[START]

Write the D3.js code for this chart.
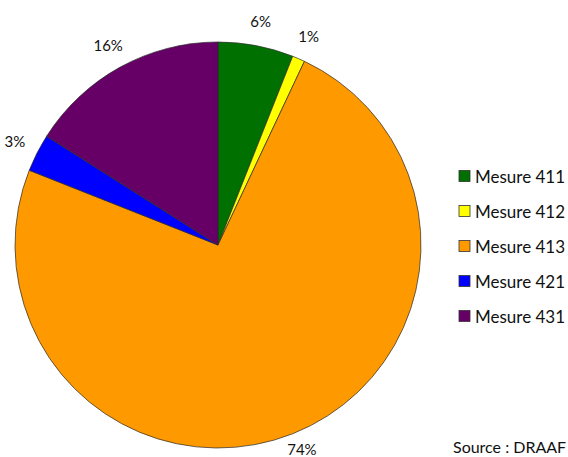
<!DOCTYPE html>
<html>
<head>
<meta charset="utf-8">
<script src="https://cdn.jsdelivr.net/npm/d3@7"></script>
<style>
  html, body { margin: 0; padding: 0; background: #fff; }
  svg { display: block; }
  text { font-family: Lato, "Open Sans", sans-serif; fill: #111; }
</style>
</head>
<body>
<svg id="chart" width="568" height="457"></svg>
<script>
// Share of funding by measure (percent)
const categories = ["Mesure 411", "Mesure 412", "Mesure 413", "Mesure 421", "Mesure 431"];
const values = [6, 1, 74, 3, 16];
const colors = ["#007000", "#ffff00", "#ff9900", "#0000ff", "#660066"];
const sourceText = "Source : DRAAF";

const width = 568, height = 457;
const svg = d3.select("#chart");
const cx = 218, cy = 245, radius = 203, labelRadius = 228;

const pie = d3.pie().sort(null).value(d => d)(values);
const arc = d3.arc().innerRadius(0).outerRadius(radius);
const color = d3.scaleOrdinal().domain(categories).range(colors);

const g = svg.append("g").attr("transform", `translate(${cx},${cy})`);

g.selectAll("path.slice")
  .data(pie)
  .join("path")
  .attr("class", "slice")
  .attr("d", arc)
  .attr("fill", (d, i) => color(categories[i]))
  .attr("stroke", "#2a2a2a")
  .attr("stroke-width", 0.7);

// Percent labels just outside the rim, kept inside the drawing area
const labelArc = d3.arc().innerRadius(labelRadius).outerRadius(labelRadius);
const labelFont = 15;
g.selectAll("text.pct")
  .data(pie)
  .join("text")
  .attr("class", "pct")
  .attr("transform", d => {
    const [x, y] = labelArc.centroid(d);
    const yc = Math.min(y, height - cy - labelFont / 2 - 1);
    return `translate(${x},${yc})`;
  })
  .attr("text-anchor", "middle")
  .attr("dominant-baseline", "central")
  .style("font-size", labelFont + "px")
  .text(d => d.value + "%");

// Legend
const legend = svg.append("g").attr("transform", "translate(459,176)");
const row = legend.selectAll("g.row")
  .data(categories)
  .join("g")
  .attr("class", "row")
  .attr("transform", (d, i) => `translate(0,${i * 35})`);
row.append("rect")
  .attr("x", 0).attr("y", -5.5)
  .attr("width", 11).attr("height", 11)
  .attr("fill", d => color(d))
  .attr("stroke", "#333").attr("stroke-width", 0.8);
row.append("text")
  .attr("x", 16).attr("y", 0)
  .attr("dominant-baseline", "central")
  .style("font-size", "17px")
  .text(d => d);

svg.append("text")
  .attr("x", 453).attr("y", 446)
  .attr("dominant-baseline", "central")
  .style("font-size", "16px")
  .text(sourceText);
</script>
</body>
</html>
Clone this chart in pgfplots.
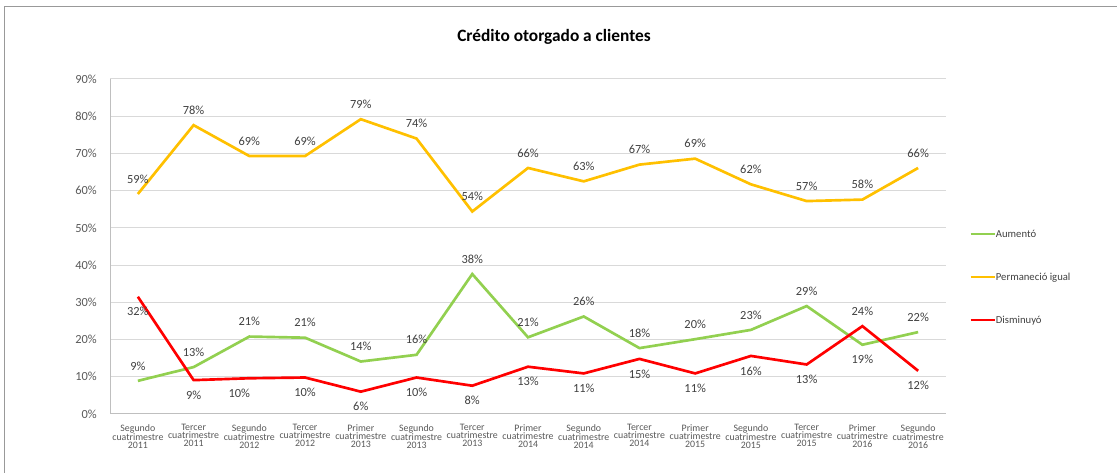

[END]

**Given exercise**.
Leave the pictures out and repeat exactly the lines from the beginning of the records to the line bearing "const cx = 218, cy", both ends counted.

**Right answer**.
Write the D3.js code for this chart.
<!DOCTYPE html>
<html>
<head>
<meta charset="utf-8">
<script src="https://cdn.jsdelivr.net/npm/d3@7"></script>
<style>
  html, body { margin: 0; padding: 0; background: #fff; }
  svg { display: block; }
  text { font-family: Lato, "Open Sans", sans-serif; fill: #111; }
</style>
</head>
<body>
<svg id="chart" width="568" height="457"></svg>
<script>
// Share of funding by measure (percent)
const categories = ["Mesure 411", "Mesure 412", "Mesure 413", "Mesure 421", "Mesure 431"];
const values = [6, 1, 74, 3, 16];
const colors = ["#007000", "#ffff00", "#ff9900", "#0000ff", "#660066"];
const sourceText = "Source : DRAAF";

const width = 568, height = 457;
const svg = d3.select("#chart");
const cx = 218, cy = 245, radius = 203, labelRadius = 228;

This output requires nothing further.